Echoing the account of Richard, who testified Tuesday, Spiers told jurors he never harmed his then-girlfriend. Two witnesses who called police that night reported seeing a man matching Spiers’ description choke a woman and drag her by the neck.

Asked about two prior domestic violence arrests, Spiers said he fully cooperated with police in both cases and was never convicted of domestic violence. He denied having ever physically harmed one of his girlfriends.

Spiers acknowledged three prior assault convictions. Pifari asked why Spiers pleaded guilty to beating a man in 2018, noting Spiers knocked the man’s teeth out and kept kicking the unconscious man, eventually causing him to lose control of his bowels and defecate himself.

“I was trying to protect my girlfriend a little too much,” Spiers answered.

Pifari also played a video of officers serving Spiers a restraining order to stay away from his then-girlfriend three days after the baton beating. Spiers said the officers were trying to intimidate him.

“Did you hear the officers threaten you in that video?” Pifari asked.

“They didn’t have to threaten me with words,” Spiers replied.

“The officers were actually quite polite and tolerant with you, weren’t they,” Pifari observed.
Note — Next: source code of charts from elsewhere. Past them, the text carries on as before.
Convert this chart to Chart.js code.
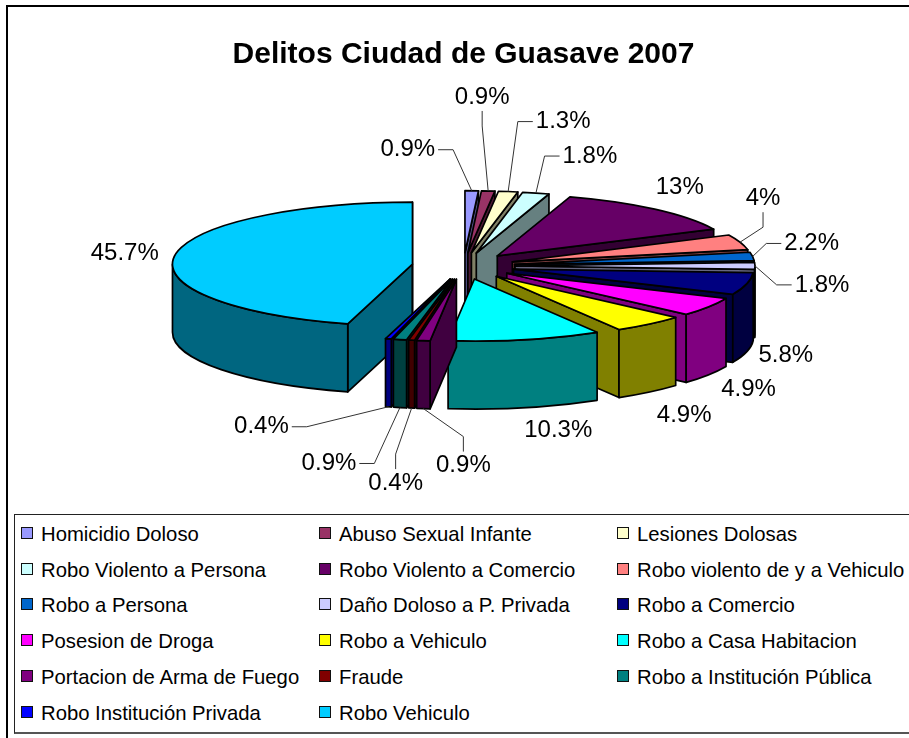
<!DOCTYPE html>
<html>
<head>
<meta charset="utf-8">
<title>Delitos Ciudad de Guasave 2007</title>
<script src="https://cdn.jsdelivr.net/npm/chart.js@4"></script>
<style>
  html, body { margin: 0; padding: 0; background: #fff; overflow: hidden; width: 909px; height: 738px; }
  #frame { position: absolute; left: 6px; top: 5px; width: 950px; height: 800px; border: 2px solid #000; }
  #myChart { position: absolute; left: 0; top: 0; }
  #legend {
    position: absolute; left: 14px; top: 514px; width: 950px; height: 217px;
    border: 1px solid #222; border-bottom: 2px solid #555; background: #fff;
    font: 20.3px "Liberation Sans", Arial, sans-serif; color: #000;
  }
  .item { position: absolute; white-space: nowrap; height: 20px; line-height: 20px; }
  .item i {
    position: absolute; left: 0; top: 3px; width: 10px; height: 10px;
    border: 1.5px solid #111; display: block;
  }
  .item span { position: absolute; left: 20px; top: 0; }
</style>
</head>
<body>
<div id="frame"></div>
<canvas id="myChart" width="909" height="738"></canvas>
<div id="legend"></div>
<script>
const labels = ["Homicidio Doloso", "Abuso Sexual Infante", "Lesiones Dolosas",
  "Robo Violento a Persona", "Robo Violento a Comercio", "Robo violento de y a Vehiculo",
  "Robo a Persona", "Daño Doloso a P. Privada", "Robo a Comercio",
  "Posesion de Droga", "Robo a Vehiculo", "Robo a Casa Habitacion",
  "Portacion de Arma de Fuego", "Fraude", "Robo a Institución Pública",
  "Robo Institución Privada", "Robo Vehiculo"]
const values = [0.9, 0.9, 1.3, 1.8, 13, 4, 2.2, 1.8, 5.8, 4.9, 4.9, 10.3, 0.9, 0.4, 0.9, 0.4, 45.7]
const colors = ["#9999FF", "#993366", "#FFFFCC", "#CCFFFF", "#660066", "#FF8080",
  "#0066CC", "#CCCCFF", "#000080", "#FF00FF", "#FFFF00", "#00FFFF",
  "#800080", "#800000", "#008080", "#0000FF", "#00CCFF"]
const wallColors = ["#4C4C80", "#4C1933", "#808066", "#668080", "#330033", "#804040",
  "#003366", "#666680", "#000040", "#800080", "#808000", "#008080",
  "#400040", "#400000", "#004040", "#000080", "#006680"]

// where each percentage sits relative to the outer edge of its slice, and which side its leader leaves from
const labelNudge = [[-64, -41], [-6, -94], [55, -70], [54, -37], [25, -22], [23, -44], [59, -13], [67, 19],
  [39, 72], [40, 83], [35, 91], [33, 91], [40, 125], [-16, 143], [-71, 124], [-127, 88], [-50, -2]]
const leaderSide = ["r", "b", "l", "l", "", "b", "l", "l", "", "", "", "", "t", "t", "r", "r", ""]

const squash = 62 / 240   // tilt of the pie
const explode = 51.5      // how far each slice is pulled out
const depth = 68          // height of the pie

// Draws one slice: side faces, curved wall, then the top
function drawSlice(ctx, arc, i) {
  const mid = (arc.startAngle + arc.endAngle) / 2
  const r = arc.outerRadius
  const ox = arc.x + Math.cos(mid) * explode
  const oy = arc.y + Math.sin(mid) * explode * squash

  ctx.fillStyle = wallColors[i]
  ctx.strokeStyle = "#000"
  ctx.lineWidth = 1.7
  ctx.lineJoin = "round"

  // only the flat face that looks towards the viewer
  let faces = []
  if (Math.cos(arc.startAngle) < 0) faces.push(arc.startAngle)
  if (Math.cos(arc.endAngle) > 0) faces.push(arc.endAngle)
  for (let a of faces) {
    let ex = ox + Math.cos(a) * r
    let ey = oy + Math.sin(a) * r * squash
    ctx.beginPath()
    ctx.moveTo(ox, oy)
    ctx.lineTo(ex, ey)
    ctx.lineTo(ex, ey + depth)
    ctx.lineTo(ox, oy + depth)
    ctx.closePath()
    ctx.fill()
    ctx.stroke()
  }

  // only the part of the wall that faces the viewer
  let a0 = Math.max(arc.startAngle, 0)
  let a1 = Math.min(arc.endAngle, Math.PI)
  if (a1 > a0) {
    ctx.beginPath()
    ctx.ellipse(ox, oy, r, r * squash, 0, a0, a1)
    ctx.ellipse(ox, oy + depth, r, r * squash, 0, a1, a0, true)
    ctx.closePath()
    ctx.fill()
    ctx.stroke()
  }

  // top comes from the library's own arc
  ctx.save()
  ctx.translate(ox, oy)
  ctx.scale(1, squash)
  ctx.translate(-arc.x, -arc.y)
  arc.draw(ctx)
  ctx.restore()

  ctx.beginPath()
  ctx.moveTo(ox, oy)
  ctx.ellipse(ox, oy, r, r * squash, 0, arc.startAngle, arc.endAngle)
  ctx.closePath()
  ctx.stroke()
}

// Draws the percentages and the leader lines
function drawLabels(ctx, arcs) {
  ctx.font = '24px "Liberation Sans", Arial, sans-serif'
  ctx.textAlign = "center"
  ctx.textBaseline = "middle"
  arcs.forEach((arc, i) => {
    const mid = (arc.startAngle + arc.endAngle) / 2
    const reach = arc.outerRadius + explode
    let ax = arc.x + Math.cos(mid) * reach
    let ay = arc.y + Math.sin(mid) * reach * squash
    let tx = ax + labelNudge[i][0]
    let ty = ay + labelNudge[i][1]
    let text = values[i] + "%"
    ctx.fillStyle = "#000"
    ctx.fillText(text, tx, ty)

    let side = leaderSide[i]
    if (!side) return
    let half = ctx.measureText(text).width / 2 + 3
    let sx = tx, sy = ty, ex = tx, ey = ty
    if (side == "r") { sx = tx + half; ex = sx + 15 }
    if (side == "l") { sx = tx - half; ex = sx - 15 }
    if (side == "b") { sy = ty + 14; ey = sy + 15 }
    if (side == "t") { sy = ty - 14; ey = sy - 15 }
    if (Math.sin(mid) > 0.5) ay += depth
    ctx.strokeStyle = "#333"
    ctx.lineWidth = 1
    ctx.beginPath()
    ctx.moveTo(sx, sy)
    ctx.lineTo(ex, ey)
    ctx.lineTo(ax, ay)
    ctx.stroke()
  })
}

const pie3d = {
  id: "pie3d",
  beforeDatasetsDraw(chart) {
    const ctx = chart.ctx
    const arcs = chart.getDatasetMeta(0).data
    // back slices first so the front ones cover them
    const order = arcs.map((arc, i) => i).sort((a, b) => {
      return Math.sin((arcs[a].startAngle + arcs[a].endAngle) / 2) - Math.sin((arcs[b].startAngle + arcs[b].endAngle) / 2)
    })
    order.forEach(i => drawSlice(ctx, arcs[i], i))
    drawLabels(ctx, arcs)
    return false
  }
}

const myChart = new Chart(document.getElementById("myChart").getContext("2d"), {
  type: "pie",
  data: {
    labels: labels,
    datasets: [{ data: values, backgroundColor: colors, borderWidth: 0 }]
  },
  options: {
    responsive: false,
    animation: false,
    radius: 240,
    layout: { padding: { left: 18, right: 0, top: 0, bottom: 279 } },
    plugins: {
      tooltip: { enabled: false },
      legend: { display: false },
      title: {
        display: true,
        text: "Delitos Ciudad de Guasave 2007",
        color: "#000",
        padding: { top: 37, bottom: 0 },
        font: { family: '"Liberation Sans", Arial, sans-serif', size: 30, weight: "bold" }
      }
    }
  },
  plugins: [pie3d]
})

// HTML legend, three columns filled row by row
const legendBox = document.getElementById("legend")
const legendItems = myChart.options.plugins.legend.labels.generateLabels(myChart)
legendItems.forEach((item, i) => {
  let row = document.createElement("div")
  row.className = "item"
  row.style.left = (6 + (i % 3) * 298) + "px"
  row.style.top = (9 + Math.floor(i / 3) * 35.7) + "px"
  let box = document.createElement("i")
  box.style.background = colors[item.index]
  let name = document.createElement("span")
  name.textContent = item.text
  row.appendChild(box)
  row.appendChild(name)
  legendBox.appendChild(row)
})
</script>
</body>
</html>
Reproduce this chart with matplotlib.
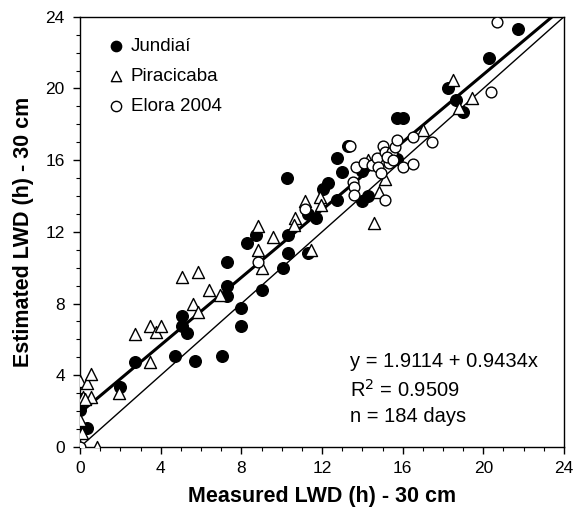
import numpy as np
import matplotlib.pyplot as plt

plt.rcParams["font.family"] = ["Liberation Sans", "DejaVu Sans"]

# ---- data (measured vs estimated LWD, hours) ----
jund_x = [0.0, 0.0, 0.35, 1.98, 2.73, 4.7, 5.05, 5.05, 5.3, 5.7, 7.05,
          7.3, 7.3, 7.3, 8.0, 8.0, 8.3, 8.7, 9.0, 10.05, 10.3, 10.3, 10.25,
          11.3, 11.3, 11.7, 12.05, 12.3, 12.75, 12.75, 13.0, 13.3, 14.0, 14.3,
          14.0, 15.7, 15.7, 16.0, 18.25, 18.65, 19.0, 20.3, 21.7]
jund_y = [2.05, 2.7, 1.05, 3.35, 4.75, 5.05, 7.3, 6.75, 6.35, 4.8, 5.1,
          10.3, 9.0, 8.4, 7.75, 6.75, 11.4, 11.8, 8.75, 10.0, 10.8, 11.8, 15.0,
          13.0, 10.8, 12.8, 14.4, 14.7, 16.1, 13.8, 15.35, 16.8, 13.7, 14.0,
          15.4, 16.05, 18.35, 18.35, 20.0, 19.35, 18.7, 21.7, 23.3]

pira_x = [0.0, 0.33, 0.55, 0.15, 0.55, 0.25, 0.0, 0.1, 0.0, 0.85, 1.95, 2.7,
          3.45, 3.45, 3.75, 4.0, 5.05, 5.85, 5.6, 5.85, 6.4, 6.95, 8.8, 8.8,
          9.0, 9.55, 10.65, 10.6, 11.15, 11.45, 11.9, 11.95, 14.3, 15.1,
          14.85, 14.6, 17.0, 18.5, 19.45, 18.8]
pira_y = [3.7, 3.55, 4.05, 2.8, 2.8, 2.7, 1.5, 0.8, 0.0, 0.0, 3.0, 6.3,
          4.75, 6.75, 6.4, 6.75, 9.5, 9.75, 8.0, 7.5, 8.75, 8.5, 12.3, 11.0,
          10.0, 11.7, 12.8, 12.4, 13.7, 11.0, 13.95, 13.5, 16.0, 14.95,
          14.25, 12.5, 17.7, 20.5, 19.45, 18.9]

elora_x = [0.0, 8.8, 11.15, 13.4, 13.55, 13.6, 13.6, 13.7, 14.1, 14.5, 14.75,
           14.8, 15.0, 15.1, 15.3, 15.45, 15.6, 15.7, 15.1, 16.0, 16.5, 16.5,
           17.45, 20.4, 20.7, 15.2, 14.9, 15.5]
elora_y = [0.0, 10.3, 13.3, 16.8, 14.8, 14.5, 14.05, 15.6, 15.85, 15.75, 16.1,
           15.6, 16.8, 16.45, 15.85, 16.45, 16.75, 17.1, 13.8, 15.6, 17.3, 15.8,
           17.0, 19.8, 23.7, 16.2, 15.3, 16.0]

fit_a, fit_b = 1.9114, 0.9434

fig = plt.figure(figsize=(5.85, 5.09), dpi=100)
ax = fig.add_axes([0.137, 0.122, 0.827, 0.845])

# 1:1 line and fitted regression line
ax.plot([0, 24], [0, 24], color="black", lw=1.0, zorder=2)
x_end = (24 - fit_a) / fit_b
ax.plot([0, x_end], [fit_a, fit_a + fit_b * x_end], color="black", lw=2.2, zorder=2)

ax.scatter(jund_x, jund_y, s=70, marker="o", facecolor="black", edgecolor="black",
           zorder=3, label="Jundiaí")
ax.scatter(pira_x, pira_y, s=75, marker="^", facecolor="white", edgecolor="black",
           linewidths=1.0, zorder=4, label="Piracicaba")
ax.scatter(elora_x, elora_y, s=60, marker="o", facecolor="white", edgecolor="black",
           linewidths=1.0, zorder=4, label="Elora 2004")

ax.set_xlim(0, 24)
ax.set_ylim(0, 24)
ax.set_xticks(np.arange(0, 25, 4))
ax.set_yticks(np.arange(0, 25, 4))
ax.set_xticks(np.arange(0, 25, 1), minor=True)
ax.set_yticks(np.arange(0, 25, 1), minor=True)
ax.tick_params(which="major", length=5, width=1, labelsize=12.5, direction="out")
ax.tick_params(which="minor", length=3, width=0.8, direction="out")
ax.tick_params(axis="x", pad=5)
ax.tick_params(axis="y", pad=6)
for sp in ax.spines.values():
    sp.set_linewidth(1.0)

ax.set_xlabel("Measured LWD (h) - 30 cm", fontsize=15.5, fontweight="bold", labelpad=7)
ax.set_ylabel("Estimated LWD (h) - 30 cm", fontsize=15.5, fontweight="bold", labelpad=8)

leg = ax.legend(loc="upper left", frameon=False, fontsize=13.5, handletextpad=0.0,
                labelspacing=0.68, borderaxespad=0.4, handlelength=1.5,
                bbox_to_anchor=(0.015, 0.985), scatterpoints=1)
for h in leg.legend_handles:
    h.set_sizes([55])

ax.text(0.558, 0.198, "y = 1.9114 + 0.9434x", transform=ax.transAxes, fontsize=14.5,
        va="center")
ax.text(0.558, 0.133, "R$^2$ = 0.9509", transform=ax.transAxes, fontsize=14.5,
        va="center")
ax.text(0.558, 0.070, "n = 184 days", transform=ax.transAxes, fontsize=14.5,
        va="center")

fig.savefig("out.png", dpi=100)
“Just because somebody doesn’t say it directly, their body language, the way they looking at you, that’s telling me not to testify,” Spiers responded.

Spiers, whose $700,000 civil rights settlement was approved by the San Francisco Board of Supervisors this week, is expected to continue his testimony Thursday.

This case has widened an already deep chasm of trust between the district attorney's office and police department. Claims that the DA's office withheld evidence from police in the Stangel case could undo a 2019 agreement that makes the DA's office lead investigator for police use-of-force incidents.

Police Chief Bill Scott has moved to terminate the agreement and asked California Attorney General Rob Bonta’s office for guidance on finding alternatives for independent investigations of officer misconduct. Boudin has promised his office will continue to investigate police shootings, excessive force and other police misconduct, even if the police department refuses to cooperate with those investigations.